A woman in Argentina is asking to be allowed to kill her son through euthanasia because he has cerebral palsy. Eva Briñócoli was featured in Argentinian newspaper La Nación, in which she spoke about her desire to see her 22-year-old son, Adrián, killed.
In Argentina, direct euthanasia is illegal, so Briñócoli is trying to get a judge to hear her case and allow her to have Adrián killed, even though he is not dying or terminally ill. Adrián is severely disabled, and Briñócoli paints a grim picture of suffering with no hope, and a life with no value, feeding into ableist narratives about life with disability. “Adrián was born like this, with cerebral palsy and seizures,” Briñocoli said in an interview with Channel 12 of Misiones. “We went to Buenos Aires, he was in the Garrahan Hospital, they medicated him well, but nothing could be done and there is no hope of improvement, so we asked to end his suffering and that rest.”
Briñocoli claims it is impossible to take Adrián out of their home, and also says he “self-injures” on a regular basis, though it isn’t clear if this is intentional or not. She also admitted to being exhausted, and fed up with caring for Adrián. “He can’t be on his own, we have to change his diapers, sanitize him, feed him, no one can come home and we can’t take him out either,” she said, adding, “Doctors always tell us the same thing: nothing can be done.

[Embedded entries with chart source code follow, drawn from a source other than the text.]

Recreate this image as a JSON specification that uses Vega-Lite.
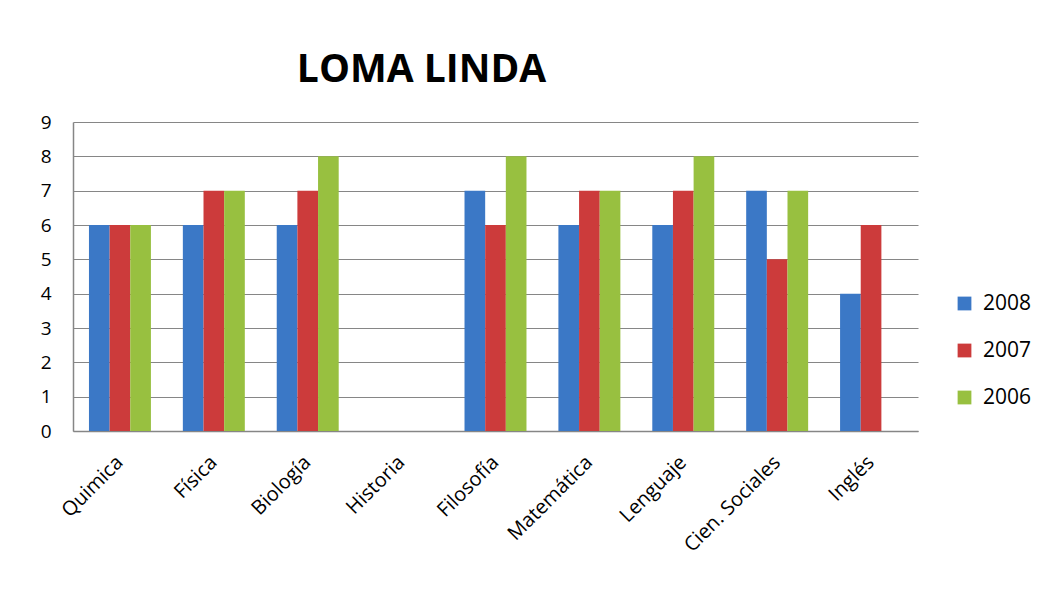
{
  "$schema": "https://vega.github.io/schema/vega-lite/v6.json",
  "autosize": "none",
  "width": 845,
  "height": 309,
  "padding": {"left": 73, "top": 122, "right": 127, "bottom": 172},
  "background": "white",
  "title": {
    "text": "LOMA LINDA",
    "font": "Open Sans",
    "fontSize": 39,
    "fontWeight": "bold",
    "color": "#000000",
    "anchor": "middle",
    "dx": -74,
    "offset": 23
  },
  "data": {
    "values": [
      {"materia": "Quimica", "anio": "2008", "nota": 6},
      {"materia": "Quimica", "anio": "2007", "nota": 6},
      {"materia": "Quimica", "anio": "2006", "nota": 6},
      {"materia": "Física", "anio": "2008", "nota": 6},
      {"materia": "Física", "anio": "2007", "nota": 7},
      {"materia": "Física", "anio": "2006", "nota": 7},
      {"materia": "Biología", "anio": "2008", "nota": 6},
      {"materia": "Biología", "anio": "2007", "nota": 7},
      {"materia": "Biología", "anio": "2006", "nota": 8},
      {"materia": "Historia", "anio": "2008", "nota": null},
      {"materia": "Historia", "anio": "2007", "nota": null},
      {"materia": "Historia", "anio": "2006", "nota": null},
      {"materia": "Filosofía", "anio": "2008", "nota": 7},
      {"materia": "Filosofía", "anio": "2007", "nota": 6},
      {"materia": "Filosofía", "anio": "2006", "nota": 8},
      {"materia": "Matemática", "anio": "2008", "nota": 6},
      {"materia": "Matemática", "anio": "2007", "nota": 7},
      {"materia": "Matemática", "anio": "2006", "nota": 7},
      {"materia": "Lenguaje", "anio": "2008", "nota": 6},
      {"materia": "Lenguaje", "anio": "2007", "nota": 7},
      {"materia": "Lenguaje", "anio": "2006", "nota": 8},
      {"materia": "Cien. Sociales", "anio": "2008", "nota": 7},
      {"materia": "Cien. Sociales", "anio": "2007", "nota": 5},
      {"materia": "Cien. Sociales", "anio": "2006", "nota": 7},
      {"materia": "Inglés", "anio": "2008", "nota": 4},
      {"materia": "Inglés", "anio": "2007", "nota": 6},
      {"materia": "Inglés", "anio": "2006", "nota": null}
    ]
  },
  "mark": {"type": "bar", "stroke": null},
  "encoding": {
    "x": {
      "field": "materia",
      "type": "nominal",
      "sort": null,
      "scale": {
        "domain": ["Quimica", "Física", "Biología", "Historia", "Filosofía", "Matemática", "Lenguaje", "Cien. Sociales", "Inglés"],
        "paddingInner": 0.34,
        "paddingOuter": 0.17
      },
      "axis": {
        "title": null,
        "labelAngle": -45,
        "labelAlign": "right",
        "labelBaseline": "middle",
        "labelFont": "Open Sans",
        "labelFontSize": 20,
        "labelColor": "#000000",
        "labelPadding": 28,
        "labelOverlap": false,
        "ticks": false,
        "domainColor": "#868686",
        "domainWidth": 1.5
      }
    },
    "xOffset": {
      "field": "anio",
      "type": "nominal",
      "sort": ["2008", "2007", "2006"],
      "scale": {"domain": ["2008", "2007", "2006"], "paddingInner": 0, "paddingOuter": 0}
    },
    "y": {
      "field": "nota",
      "type": "quantitative",
      "scale": {"domain": [0, 9], "nice": false},
      "axis": {
        "title": null,
        "values": [0, 1, 2, 3, 4, 5, 6, 7, 8, 9],
        "labelFont": "Open Sans",
        "labelFontSize": 19,
        "labelColor": "#000000",
        "labelPadding": 22,
        "ticks": false,
        "grid": true,
        "gridColor": "#868686",
        "gridWidth": 1.2,
        "domainColor": "#868686",
        "domainWidth": 1.5
      }
    },
    "color": {
      "field": "anio",
      "type": "nominal",
      "sort": ["2008", "2007", "2006"],
      "scale": {
        "domain": ["2008", "2007", "2006"],
        "range": ["#3B78C6", "#CC3B3B", "#98C040"]
      },
      "legend": {
        "title": null,
        "orient": "none",
        "legendX": 881,
        "legendY": 171,
        "symbolType": "square",
        "symbolSize": 190,
        "symbolStrokeWidth": 0,
        "labelFont": "Open Sans",
        "labelFontSize": 21,
        "labelColor": "#000000",
        "labelOffset": 8,
        "rowPadding": 25
      }
    }
  },
  "config": {
    "view": {"stroke": null}
  }
}
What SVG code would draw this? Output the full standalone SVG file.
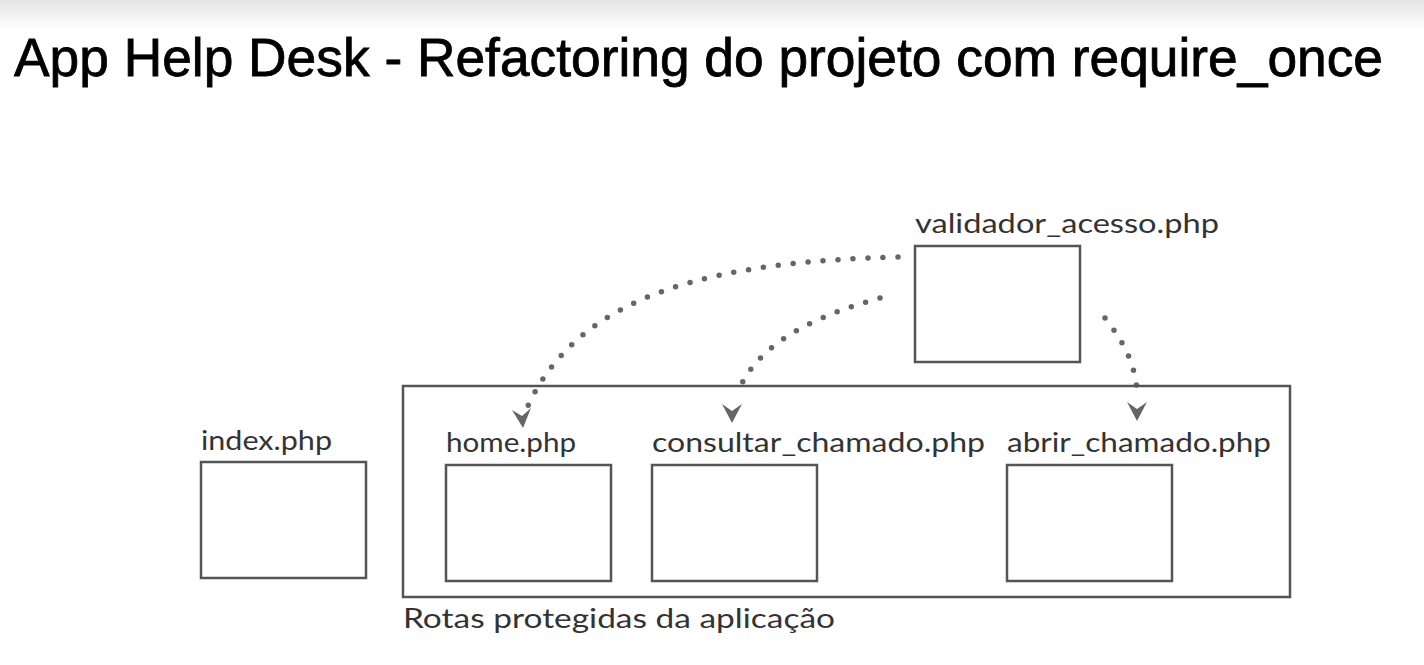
<svg xmlns="http://www.w3.org/2000/svg" width="1424" height="665" viewBox="0 0 1424 665">
<style>
.box{fill:#fff;stroke:#555;stroke-width:2.5}
.lbl{font-family:Lato,"Noto Sans",sans-serif;font-size:27px;fill:#333}
.dot{fill:none;stroke:#666;stroke-width:5.5;stroke-linecap:round;stroke-dasharray:0 15}
.title{font-family:"Liberation Sans",Arial,sans-serif;font-size:53px;fill:#000;stroke:#000;stroke-width:0.8}
.ah{fill:#666}
</style>
<defs>
<linearGradient id="bg" x1="0" y1="0" x2="0" y2="1">
<stop offset="0" stop-color="#e4e4e4"/>
<stop offset="1" stop-color="#ffffff"/>
</linearGradient>
</defs>
<rect width="1424" height="665" fill="#fff"/>
<rect width="1424" height="30" fill="url(#bg)"/>
<text class="title" x="14" y="76" textLength="1369" lengthAdjust="spacingAndGlyphs">App Help Desk - Refactoring do projeto com require_once</text>
<g id="connectors">
<path class="dot" d="M898 257 C 720 262 580 290 527 408"/>
<path class="dot" d="M880 298 C 800 320 755 350 738 392"/>
<path class="dot" d="M1105 318 C 1122 340 1134 360 1137 390"/>
<path class="ah" d="M512 410 L522 416 L531 408 L523 428 Z"/>
<path class="ah" d="M722 404 L732 411 L742 404 L732 423 Z"/>
<path class="ah" d="M1127 402 L1137 409 L1147 402 L1137 421 Z"/>
</g>
<g id="validador">
<text class="lbl" x="915" y="233" textLength="304" lengthAdjust="spacingAndGlyphs">validador_acesso.php</text>
<rect class="box" x="915" y="246" width="165" height="116"/>
</g>
<g id="rotas">
<rect x="403" y="386" width="887" height="211" fill="none" stroke="#555" stroke-width="2.5"/>
<text class="lbl" x="403" y="628" textLength="432" lengthAdjust="spacingAndGlyphs">Rotas protegidas da aplicação</text>
</g>
<g id="index">
<text class="lbl" x="201" y="450" textLength="131" lengthAdjust="spacingAndGlyphs">index.php</text>
<rect class="box" x="201" y="462" width="165" height="116"/>
</g>
<g id="home">
<text class="lbl" x="446" y="452" textLength="130" lengthAdjust="spacingAndGlyphs">home.php</text>
<rect class="box" x="446" y="465" width="165" height="116"/>
</g>
<g id="consultar">
<text class="lbl" x="652" y="452" textLength="333" lengthAdjust="spacingAndGlyphs">consultar_chamado.php</text>
<rect class="box" x="652" y="465" width="165" height="116"/>
</g>
<g id="abrir">
<text class="lbl" x="1007" y="452" textLength="264" lengthAdjust="spacingAndGlyphs">abrir_chamado.php</text>
<rect class="box" x="1007" y="465" width="165" height="116"/>
</g>
</svg>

I no longer know if I have life ahead of me, but we are also tired and besides, who is going to take care of it when we are not there?”
In addition to seeking euthanasia for Adrián, Briñocoli cruelly justified her outlook, saying, “What would I say to someone who tells me that I am a heartless mother who demands death for her son? I would tell him to spend a full day with Adrián.”
Tragically, Briñocoli’s attitude toward her son and toward her life has been seen time and time again from caregivers of persons with disabilities, and inevitably leads to cultural justification for murdering people who are sick, dying, or disabled. Rather than seeing these murders as inexcusable, horrific acts of violence, they’re instead painted as understandable due to the stresses of the caregiver.
Another parent like Briñocoli actually succeeded in murdering his child. Robert Latimer of Canada killed his daughter, Tracy, because she had cerebral palsy. Latimer claimed Tracy was suffering, though she was known to have been a cheerful, happy girl who loved “sleigh rides, television, games, parties, the circus, and pets.” She dressed up as a princess for Halloween, enjoyed Easter egg hunts, and had fun at sleepovers with friends. Yet Latimer claimed Tracy’s life was full of pain and misery, even as the professionals who worked with her said otherwise. After killing his daughter, Latimer was given, in essence, a slap on the wrist, and is seen by many as a hero in Canada for ending Tracy’s “suffering.” He now campaigns for the legalization of euthanasia.
Both Latimer and Briñocoli reveal one of society’s secrets: many people believe life with disability is not worth living. A parent who kills their disabled child is portrayed as a martyr, while one who kills a healthy child is rightly portrayed as a murderer.
It is long past time to abandon the thinking that the disabled and the sick are burdens, and instead embrace a new culture where we are all accepted as the valuable, worthwhile individuals that we already are.